— WHAT YOU ARE ASKED TO DO —
Your task is to reproduce, verbatim and without pictures, the lines from the opening of the listing through the line containing "0.05, 0.06, 0.05]".

— RECORDED INFORMATION —
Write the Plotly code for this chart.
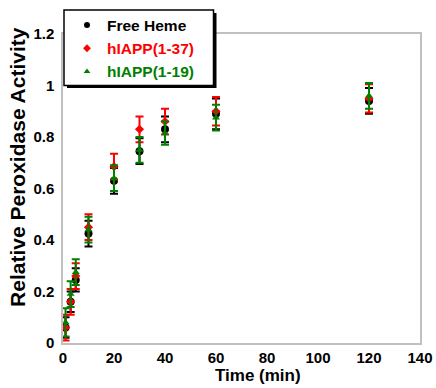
import plotly.graph_objects as go

time_min = [1, 3, 5, 10, 20, 30, 40, 60, 120]

heme_vals = [0.06, 0.16, 0.245, 0.425, 0.63, 0.745, 0.83, 0.89, 0.94]
heme_err = [0.04, 0.04, 0.045, 0.05, 0.05, 0.05, 0.05, 0.06, 0.05]

h37_vals = [0.06, 0.16, 0.26, 0.45, 0.685, 0.83, 0.86, 0.90, 0.95]
h37_err = [0.05, 0.05, 0.05, 0.05, 0.05, 0.05, 0.05, 0.055, 0.055]

h19_vals = [0.08, 0.19, 0.275, 0.44, 0.64, 0.75, 0.815, 0.875, 0.96]
h19_err = [0.055, 0.05, 0.05, 0.05, 0.05, 0.05, 0.045, 0.05, 0.05]

x_ticks = [0, 20, 40, 60, 80, 100, 120, 140]
y_ticks = [0, 0.2, 0.4, 0.6, 0.8, 1, 1.2]
y_tick_text = ["0", "0.2", "0.4", "0.6", "0.8", "1", "1.2"]

FONT = "Liberation Sans, Arial, sans-serif"

series = [
    ("Free Heme", heme_vals, heme_err, "#000000", "circle", 8, 6),
    ("hIAPP(1-37)", h37_vals, h37_err, "#ff0000", "diamond", 7, 6),
    ("hIAPP(1-19)", h19_vals, h19_err, "#008000", "triangle-up", 7, 6),
]

fig = go.Figure()
for name, vals, err, color, symbol, size, lsize in series:
    fig.add_trace(go.Scatter(
        x=time_min, y=vals, name=name, mode="markers", showlegend=False,
        marker=dict(color=color, symbol=symbol, size=size),
        error_y=dict(type="data", array=err, visible=True, color=color,
                     thickness=2, width=4),
    ))
# legend entries (small markers as in the reference legend)
for name, vals, err, color, symbol, size, lsize in series:
    fig.add_trace(go.Scatter(
        x=[None], y=[None], mode="markers", showlegend=True,
        name=f"<b><span style='color:{color}'>{name}</span></b>",
        marker=dict(color=color, symbol=symbol, size=lsize),
    ))

# pixel helpers for the legend frame
def px_x(p):
    return (p - 63) / 357

def px_y(p):
    return (343 - p) / 309

fig.update_layout(
    width=436, height=388,
    margin=dict(l=63, r=16, t=34, b=45, autoexpand=False),
    paper_bgcolor="white", plot_bgcolor="white",
    font=dict(family=FONT, size=15, color="black"),
    showlegend=True,
    legend=dict(
        x=px_x(67), y=px_y(8.5), xanchor="left", yanchor="top",
        bgcolor="rgba(0,0,0,0)", borderwidth=0,
        font=dict(family=FONT, size=15.5, color="black"),
        itemsizing="trace", tracegroupgap=0,
    ),
    shapes=[
        dict(type="rect", xref="paper", yref="paper", layer="above",
             x0=px_x(67), x1=px_x(216.5), y0=px_y(88), y1=px_y(13),
             fillcolor="black", line=dict(width=0)),
        dict(type="rect", xref="paper", yref="paper", layer="above",
             x0=px_x(64), x1=px_x(213.5), y0=px_y(85.5), y1=px_y(10),
             fillcolor="white", line=dict(color="black", width=1.5)),
    ],
    xaxis=dict(
        range=[0, 140], tickvals=x_ticks, showgrid=False, zeroline=False,
        showline=True, linecolor="#c0c0c0", linewidth=1.5, mirror=True,
        ticks="", tickfont=dict(family=FONT, size=15, color="black", weight="bold"),
        fixedrange=True,
    ),
    yaxis=dict(
        range=[0, 1.2], tickvals=y_ticks, ticktext=y_tick_text, showgrid=False,
        zeroline=False, showline=True, linecolor="#c0c0c0", linewidth=1.5,
        mirror=True, ticks="", ticklabelstandoff=4,
        tickfont=dict(family=FONT, size=15, color="black", weight="bold"),
        fixedrange=True,
    ),
    annotations=[
        dict(text="<b>Time (min)</b>", xref="paper", yref="paper",
             x=0.545, y=-0.105, xanchor="center", yanchor="middle",
             showarrow=False, font=dict(family=FONT, size=17, color="black")),
        dict(text="<b>Relative Peroxidase Activity</b>", xref="paper", yref="paper",
             x=-0.126, y=0.57, xanchor="center", yanchor="middle", textangle=-90,
             showarrow=False, font=dict(family=FONT, size=21, color="black")),
    ],
)

fig.write_html("out.html")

— ANSWER TO THIS EXERCISE —
Write the Plotly code for this chart.
import plotly.graph_objects as go

time_min = [1, 3, 5, 10, 20, 30, 40, 60, 120]

heme_vals = [0.06, 0.16, 0.245, 0.425, 0.63, 0.745, 0.83, 0.89, 0.94]
heme_err = [0.04, 0.04, 0.045, 0.05, 0.05, 0.05, 0.05, 0.06, 0.05]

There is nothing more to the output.